Due to my dead libido and etc. I haven’t been stretching my pussy, or being penetrated at all even, so I brought a couple of my smaller toys, and one medium size that I definitely could probably take after some warm up just in case we got to it. Well…my gosh being stretched out felt incredible. Which is always the case but so much more than usual.
I asked him to stretch me with his fingers and it was so hard not to just come on his fingers, using my magic wand on myself. I had to keep taking the wand away to calm down a little. Two fingers, three fingers…but the stretch felt SO good, I wanted it, so sure, four fingers! Then I decided, to hell with it, let’s just go right for my bigger boy.
Medium Flint, Bad Dragon. He’s one of my all time favorites, thus why I also have him in a small and an as-yet-unused-but-aspirational large. 9″ circumference around the shaft, so definitely a big stretch but certainly something I can handle pretty easily as a seasoned pussy stretcher. But since it HAD been a while, DAMN he was filling me up. Felt every bit of him.
At first just the head was in, and that felt GOOD, but I kept asking for more, deeper, until finally his curved, ridged shaft slid ALL the way in, in one big movement. Those ridges are SO good, and his curve, really gets my G-spot just right. I was grinding on him in absolute bliss until finally I just laid still and focused on my wand on my clit and my partner sliding him in and out.
Just like the oral and the fucking it felt like heaven every second but I could feel it building up to something special, and yeah, finally I reached that peak. You ever come so hard your entire psyche fragments? Lmao. I have. I’ve come so hard I’ve been crying and drooling, funnily enough generally this is always associated with pussy stretching.
This time, I came so hard I was caught up in a hysterical laughing fit, but ALSO crying, and gasping for air/hyperventilating through it all. I was like “I’m fine, I’m fine, don’t worry!” as I continued uncontrollably laughing and crying hahaha. And my entire body was so sensitized still, shocks of pleasure still going throughout me. I staggered up to suck down a glass of water, collapsed on the bed face down and essentially melted while my partner softly rubbed my back, which felt AMAZING.
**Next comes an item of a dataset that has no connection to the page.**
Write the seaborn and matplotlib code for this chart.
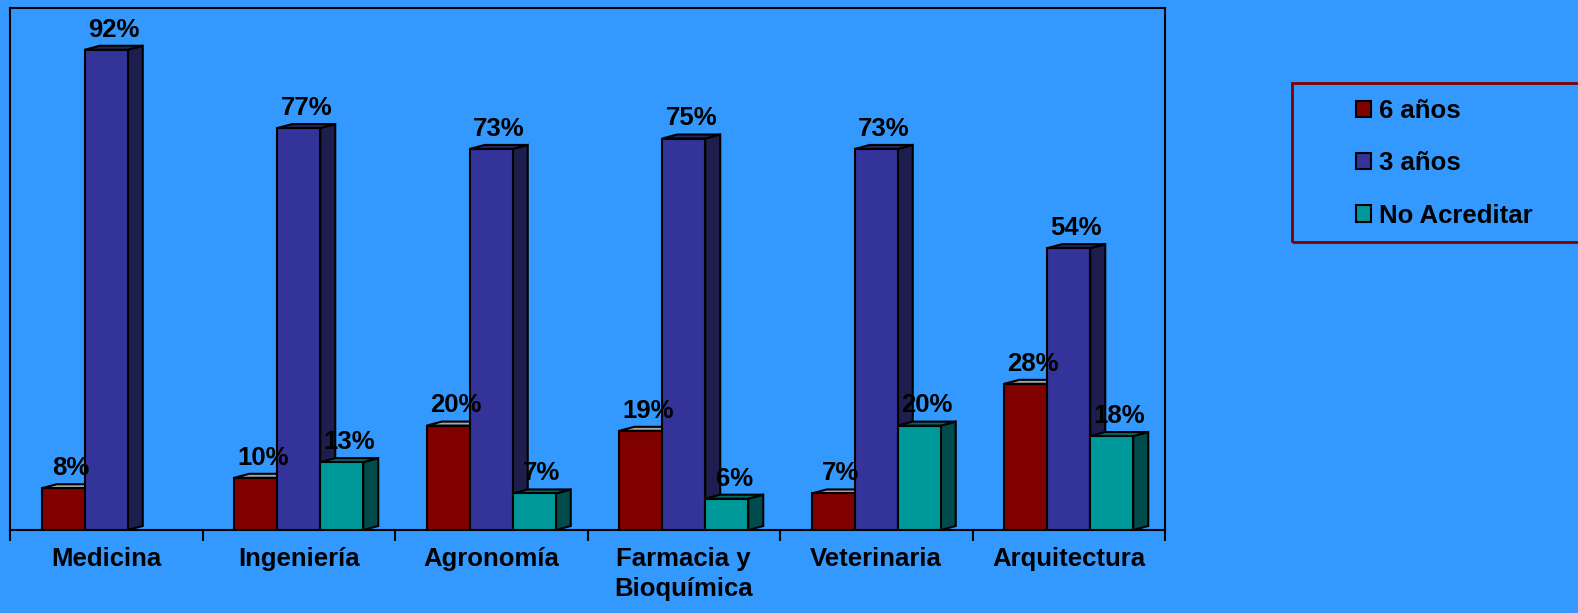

So do other women, who orgasm differently from me, feel more pleasure? I don’t know. I’ll never know or have any way of knowing. But it doesn’t matter. This is the body I have, and when I treat her right and honor what she wants and needs, she takes care of me too.
I need to have stoned sex again AS SOON AS POSSIBLE holy fuck.
Source: reddit.com/r/gonewildstories/comments/12wcfby/f_ive_had_issues_with_my_body_and_how_i_orgasm_at
I can definitely relate to only being able to reach orgasm from clit stimulation. It really disappoints me because I’d like to be able to experience more variety in my sex life.
Anyway, it sounds like I should start collecting some fantasy toys soon! Thanks for the idea!
[deleted]
My wife needs clit stimulation while we are having sex or it’s uncomfortable. From grinding to orgasm it usually takes one and a half to two hours. She is a one and done. Don’t even think about getting near her lady parts.
Each woman’s body is unique and needs individual handling and care. The sex on Reddit is small sampling of the individuals out there in the real world.